I feel kind of quiet lately. Maybe remodeling has sucked all the words right out of me. New appliances, countertop (finally), and sink are very enjoyable, however, and I have to admit that the LT-demanded refrigerator-door ice/water dispenser, which initially had me saying "what's the big deal" (LT: IT SEPARATES US FROM THE APES!), is the bomb. Those ice cubes falling into your glass are noisy, though. No more getting ice on the down low. No more sneaking a fingernail into the ice tray and pulling out your private cube. HI EVERYONE I AM PUTTING ICE IN MY BEVERAGE.

If Nora were more informed on all things World Wide Web, she would probably scorn the notion of online diaries altogether. All this talk and no action. To her the computer is just a big box to play games on, although she sometimes asks me to "check it up," meaning that I should confirm one of her theories or half-remembered facts by means of the Internet.

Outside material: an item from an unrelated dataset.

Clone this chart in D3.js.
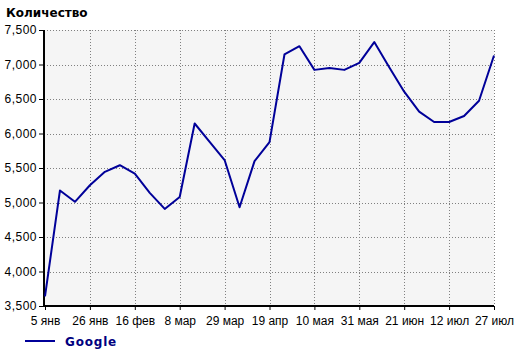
<!DOCTYPE html>
<html>
<head>
<meta charset="utf-8">
<script src="https://cdn.jsdelivr.net/npm/d3@7"></script>
<style>
  body { margin: 0; background: #fff; }
  svg { display: block; }
  .tick text { font-family: "Liberation Sans", Arial, sans-serif; font-size: 12px; fill: #000; }
</style>
</head>
<body>
<div id="chart"></div>
<script>
// weekly points, labels every 3rd point
const values = [3640, 5175, 5010, 5250, 5445, 5540, 5420, 5140, 4907, 5080,
  6145, 5880, 5615, 4932, 5600, 5875, 7145, 7265, 6922, 6950,
  6922, 7023, 7325, 6960, 6606, 6316, 6167, 6167, 6254, 6475, 7130];
const tickLabels = ["5 янв", "26 янв", "16 фев", "8 мар", "29 мар", "19 апр",
  "10 мая", "31 мая", "21 июн", "12 июл", "27 июл"];
const yTicks = [3500, 4000, 4500, 5000, 5500, 6000, 6500, 7000, 7500];
const seriesName = "Google";

const W = 520, H = 353;
const m = { top: 30, right: 26, bottom: 47, left: 44 };
const innerW = W - m.left - m.right;
const innerH = H - m.top - m.bottom;

const svg = d3.select("#chart").append("svg")
  .attr("width", W).attr("height", H);

const g = svg.append("g").attr("transform", `translate(${m.left},${m.top})`);

const x = d3.scaleLinear().domain([0, values.length - 1]).range([1, innerW]);
const y = d3.scaleLinear().domain([3500, 7500]).range([innerH, 0]);

// plot background
g.append("rect")
  .attr("width", innerW).attr("height", innerH)
  .attr("fill", "#f5f5f5");

// grid
const tickIdx = tickLabels.map((d, i) => Math.min(i * 3, values.length - 1));
g.append("g").selectAll("line.v")
  .data(tickIdx.slice(1))
  .enter().append("line")
    .attr("x1", d => Math.round(x(d)) + 0.5).attr("x2", d => Math.round(x(d)) + 0.5)
    .attr("y1", 0).attr("y2", innerH)
    .attr("stroke", "#808080").attr("stroke-dasharray", "1,2");
g.append("g").selectAll("line.h")
  .data(yTicks.slice(1))
  .enter().append("line")
    .attr("x1", 0).attr("x2", innerW)
    .attr("y1", d => Math.round(y(d)) + 0.5).attr("y2", d => Math.round(y(d)) + 0.5)
    .attr("stroke", "#808080").attr("stroke-dasharray", "1,2");

// axes
const yAxis = g.append("g")
  .call(d3.axisLeft(y).tickValues(yTicks).tickFormat(d3.format(",")).tickSize(5).tickPadding(2));
yAxis.select(".domain").remove();
yAxis.selectAll(".tick line").attr("stroke", "#000");
yAxis.selectAll(".tick text").attr("letter-spacing", "0.5px");

const xAxis = g.append("g")
  .attr("transform", `translate(0,${innerH})`)
  .call(d3.axisBottom(x).tickValues(tickIdx).tickFormat((d, i) => tickLabels[i]).tickSize(4).tickPadding(6));
xAxis.select(".domain").remove();
xAxis.selectAll(".tick line").attr("stroke", "#000");

g.append("line")
  .attr("x1", 0).attr("x2", 0).attr("y1", 0).attr("y2", innerH + 1)
  .attr("stroke", "#000").attr("stroke-width", 2);
g.append("line")
  .attr("x1", -1).attr("x2", innerW).attr("y1", innerH).attr("y2", innerH)
  .attr("stroke", "#000").attr("stroke-width", 2);

// series
g.append("path")
  .datum(values)
  .attr("fill", "none")
  .attr("stroke", "#000099")
  .attr("stroke-width", 2)
  .attr("stroke-linejoin", "round")
  .attr("d", d3.line().x((d, i) => x(i)).y(d => y(d)));

// title
svg.append("text")
  .attr("x", 6).attr("y", 17)
  .attr("font-family", "'DejaVu Sans', Verdana, sans-serif")
  .attr("font-size", 12).attr("font-weight", "bold")
  .text("Количество");

// legend
const leg = svg.append("g").attr("transform", "translate(25,341)");
leg.append("line").attr("x1", 0).attr("x2", 30).attr("y1", 0).attr("y2", 0)
  .attr("stroke", "#000099").attr("stroke-width", 2);
leg.append("text")
  .attr("x", 40).attr("y", 5)
  .attr("font-family", "'DejaVu Sans', Verdana, sans-serif")
  .attr("font-size", 12).attr("font-weight", "bold")
  .attr("letter-spacing", "0.8px")
  .attr("fill", "#000080")
  .text(seriesName);
</script>
</body>
</html>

Her last day of summer vacation involved this:

She got all the way to the top. Apparently gym staff were calling one another to come look, and there was spontaneous applause from other exercisers when she made it over a difficult boulder-y bit.

I would love to brag that she has some kind of natural ability, but it has to just be simple physics. Having that kind of limb strength but only weighing 36 pounds must be a little like being an ant or a spider.

Then she ate a bowl of ice cream as big as her head.

Then she got a pedicure, with the Superman logo painted on her big toes.

Yesterday I dropped her off at kindergarten and she gave me a huge "thumbs-up" sign before walking away all skinny-legged with her giant orange backpack. And I did not cry, I just had a little "oh man" moment as I walked to the train. This new walk to the train takes me through a rather intriguingly grubby stretch of Albany Park, so at least I did not have the moment for long. It is rather difficult to sustain mushy, sentimental, "Sunrise, Sunset" moments when you are dodging chicken wing bones, diseased pigeons, and people wearing bedroom slippers who want to know if you have a cigarette. It also goes past a blood bank, the slummy kind that pays you for donating, and it is always PACKED! At eight in the morning! Amazing how early people will awaken to trade plasma for Colt .45, it really warms your heart. Or your blood. Or your forty-ounce. Something.

I have been using Wikipedia as a sort of fortune-teller, hitting "random article" and seeing what it portends. Today it portended this! "We will need a lot more hemp before we're through." Wow, no shit! To make it through this movie, anyway!

---mimi smartypants doesn't recognize your laws!